In total, 6,000kg of rice, 7,000kg of maize flour, 400kgs of sugar, and1,000 sachets of salt were handed to the residents, many of whom said they haven’t yet received the Shs100,000 cash relief from government.
“I am a vulnerable person. And I haven’t been working since the second lockdown was instituted. I haven’t received any penny from what the government promised to give us three weeks when I was registered,” Ms Innocent Baguma, a resident of Namuwongo, told Daily Monitor.
Ms Edith Biira, a resident of Kasanvu slum, also said she was still waiting for the government cash, having been registered.
Ms Mariam Nanono of Kisugu Upper Zone, said: “Mukyala Nabbanja tukyamubanja” – loosely translated as “we still owe you madam (Prime Minister Robinah) Nabbanja.”
Ms Nabbanja is coordinating the Shs100,000 relief cash disbursement, which started on July 6.
According to a representative of the elderly in Kisugu Upper Zone, Mr Sam Semagene, none of the 125 vulnerable and elderly persons registered for Shs100,000 cash payment has received it so far.
The area chairperson, Mr Frank Kinyatta, said of the 600 people who he registered for the cash, none had received.

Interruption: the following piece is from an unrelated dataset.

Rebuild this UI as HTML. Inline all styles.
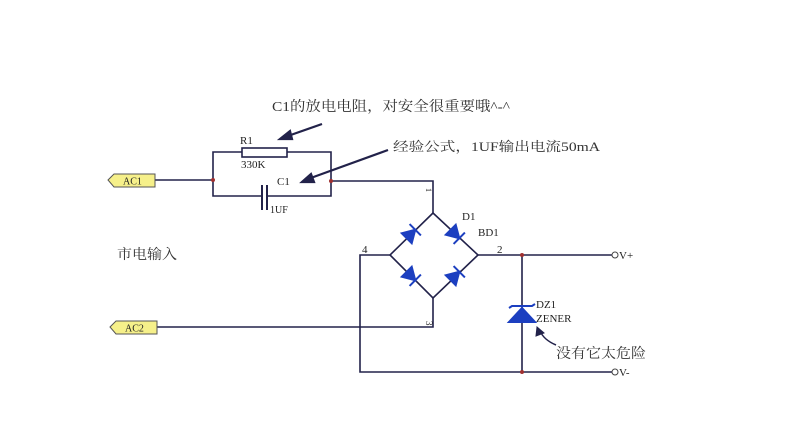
<!DOCTYPE html>
<html><head><meta charset="utf-8"><style>
html,body{margin:0;padding:0;background:#fff;}
svg{display:block}
text{font-family:"Liberation Serif","Noto Serif CJK SC",serif;fill:#222;}
.cn{font-family:"Liberation Serif","Noto Serif CJK SC",serif;fill:#333;}
</style></head><body>
<svg width="791" height="435" viewBox="0 0 791 435" xmlns="http://www.w3.org/2000/svg">
<rect width="791" height="435" fill="#fff"/>
<g stroke="#22224a" stroke-width="1.6" fill="none">
<line x1="155" y1="180" x2="213" y2="180"/>
<polyline points="213,180 213,152 242,152"/>
<polyline points="287,152 331,152 331,196 267,196"/>
<polyline points="262,196 213,196 213,180"/>
<polyline points="331,181 433,181 433,213"/>
<polyline points="433,213 478,255 433,298 390,255 433,213"/>
<polyline points="433,298 433,327 157,327"/>
<polyline points="390,255 360,255 360,372 612,372"/>
<line x1="478" y1="255" x2="612" y2="255"/>
<line x1="522" y1="255" x2="522" y2="372"/>
</g>
<rect x="242" y="148" width="45" height="9" fill="#fff" stroke="#22224a" stroke-width="1.6"/>
<line x1="262" y1="185" x2="262" y2="210" stroke="#22224a" stroke-width="2"/>
<line x1="267" y1="185" x2="267" y2="210" stroke="#22224a" stroke-width="2"/>
<g fill="#a03030"><circle cx="213" cy="180" r="2"/><circle cx="331" cy="181" r="2"/><circle cx="522" cy="255" r="2"/><circle cx="522" cy="372" r="2"/></g>
<g fill="#1c3fc0" stroke="#1c3fc0" stroke-width="2">
<g transform="translate(411,234) rotate(-45)"><polygon points="-6,-7 -6,7 6,0"/><line x1="6" y1="-8" x2="6" y2="8"/></g>
<g transform="translate(455,234) rotate(45)"><polygon points="-6,-7 -6,7 6,0"/><line x1="6" y1="-8" x2="6" y2="8"/></g>
<g transform="translate(411,276) rotate(45)"><polygon points="-6,-7 -6,7 6,0"/><line x1="6" y1="-8" x2="6" y2="8"/></g>
<g transform="translate(455,276) rotate(-45)"><polygon points="-6,-7 -6,7 6,0"/><line x1="6" y1="-8" x2="6" y2="8"/></g>
<polygon points="509,322 535,322 522,308"/>
<polyline points="509,308 512,306 532,306 535,304" fill="none" stroke-width="2"/>
</g>
<polygon points="108,180 114,174 155,174 155,187 114,187" fill="#f6f08a" stroke="#555" stroke-width="1"/>
<text x="123" y="184.5" font-size="10">AC1</text>
<polygon points="110,327 116,321 157,321 157,334 116,334" fill="#f6f08a" stroke="#555" stroke-width="1"/>
<text x="125" y="331.5" font-size="10">AC2</text>
<g stroke="#22224a" stroke-width="2.2" fill="#22224a">
<line x1="322" y1="124" x2="285" y2="137"/><polygon points="280,139 290,131 292,139"/>
<line x1="388" y1="150" x2="308" y2="179"/><polygon points="302,182 311,174 314,182"/>
<path d="M556,345 Q544,340 540,331" fill="none" stroke-width="1.5"/><polygon points="537,327 536,336 544,333" stroke-width="1"/>
</g>
<g fill="none" stroke="#444" stroke-width="1"><circle cx="615" cy="255" r="3"/><circle cx="615" cy="372" r="3"/></g>
<text class="cn" x="272" y="111" font-size="14" textLength="238" lengthAdjust="spacingAndGlyphs">C1的放电电阻，对安全很重要哦^-^</text>
<text class="cn" x="393" y="151" font-size="13" textLength="207" lengthAdjust="spacingAndGlyphs">经验公式，1UF输出电流50mA</text>
<text x="240" y="144" font-size="11">R1</text>
<text x="241" y="168" font-size="11">330K</text>
<text x="277" y="185" font-size="11">C1</text>
<text x="270" y="213" font-size="10">1UF</text>
<text class="cn" x="117" y="259" font-size="14" textLength="60" lengthAdjust="spacingAndGlyphs">市电输入</text>
<text x="462" y="220" font-size="11">D1</text>
<text x="478" y="236" font-size="11">BD1</text>
<text x="497" y="253" font-size="11">2</text>
<text x="362" y="253" font-size="11">4</text>
<text x="429" y="191" font-size="8" transform="rotate(90 429 188)">1</text>
<text x="425" y="326" font-size="9" transform="rotate(90 428 324)">3</text>
<text x="619" y="259" font-size="11">V+</text>
<text x="619" y="376" font-size="11">V-</text>
<text x="536" y="308" font-size="11">DZ1</text>
<text x="536" y="322" font-size="11">ZENER</text>
<text class="cn" x="556" y="358" font-size="14" textLength="90" lengthAdjust="spacingAndGlyphs">没有它太危险</text>
</svg>
</body></html>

The revelation is in line with a recent Daily Monitor survey in Kiira Municipality, Wakiso District, which indicated that most people registered for the government’s cash relief are yet to receive the money.
However, Ms Nabbanja told Parliament last week that the records of 413,504 beneficiaries had been submitted to Post Bank by July 20 and paid, which represents 82.5 per cent.
She, however, explained that a total of 87,603 beneficiaries had not been paid because they failed the verification exercise.
Status on cash relief
Ms Nabbanja told Parliament last week that the records of 413,504 beneficiaries had been submitted to Post Bank by July 20 and paid, which represents 82.5 per cent. She, however, explained that a total of 87,603 beneficiaries had not been paid because they failed the verification exercise.
“Of the 501,107 records submitted to the ministry, a total of 87,603 records did not pass the verification requirements by the telecom database,” Ms Nabbanja said.